【leetcode】【71】Simplify Path

一、问题描述

Given an absolute path for a file (Unix-style), simplify it.

For example,
path = "/home/", => "/home"
path = "/a/./b/../../c/", => "/c"

click to show corner cases.

Corner Cases:

• Did you consider the case where path = "/../"?
  In this case, you should return "/".
• Another corner case is the path might contain multiple slashes '/' together, such as "/home//foo/".
  In this case, you should ignore redundant slashes and return "/home/foo".

二、问题分析

Corner cases给出了很多需要考虑的点。"/a/./b/../../c/", => "/c"分析过程：先是a，然后‘.’路径不变，再是b变为/a/b，接下来‘..’，变为/a等等，我们可以发现所有的操作均是在路径的尾，考虑一下只有一头操作的数据结构，我们会发现stack刚好符合。然后我们需要考虑的就是如何获取/xxx/中xxx的部分，容易发现字符串以‘/’来分割，因此可以使用split方法。

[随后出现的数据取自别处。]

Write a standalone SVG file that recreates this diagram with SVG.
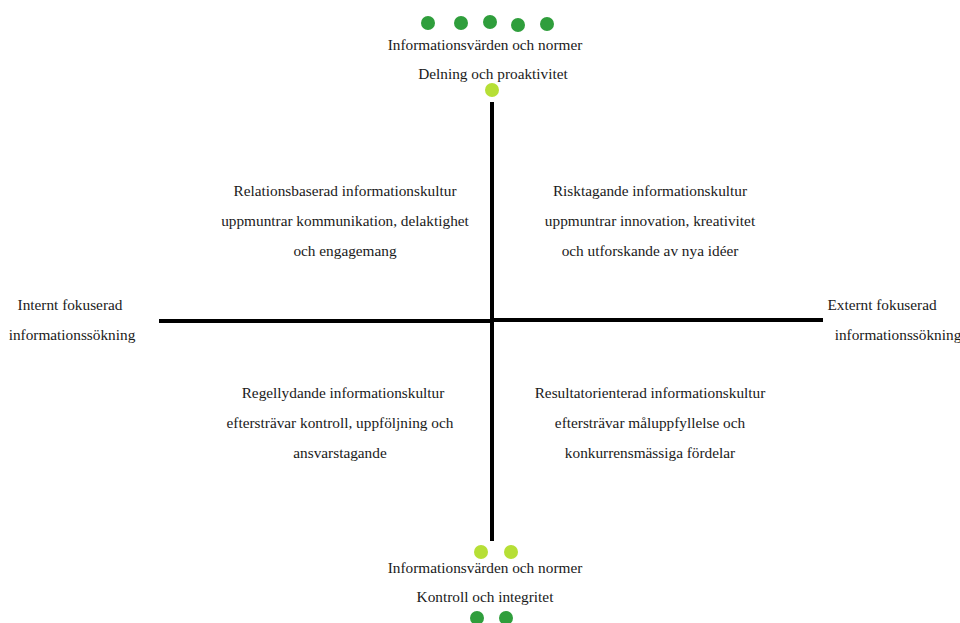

时间复杂度为O(n)。

三、Java AC代码

public String simplifyPath(String path) {
		StringBuilder sb = new StringBuilder();
		LinkedList<String> stack = new LinkedList<String>();
		String[] strs = path.split("/+");
		for (String str : strs) {
			if (str.equals("") || str.equals(".")) {
				continue;
			}
			if (str.equals("..")) {
				if (!stack.isEmpty()) {
					stack.pop();
				}
			} else if (!str.equals(".")) {
				stack.push(str);
			}
		}
		if (stack.isEmpty()) {
			return "/";
		}
		while(!stack.isEmpty()){
			sb.append("/"+stack.removeLast());
		}
		return sb.toString();
	}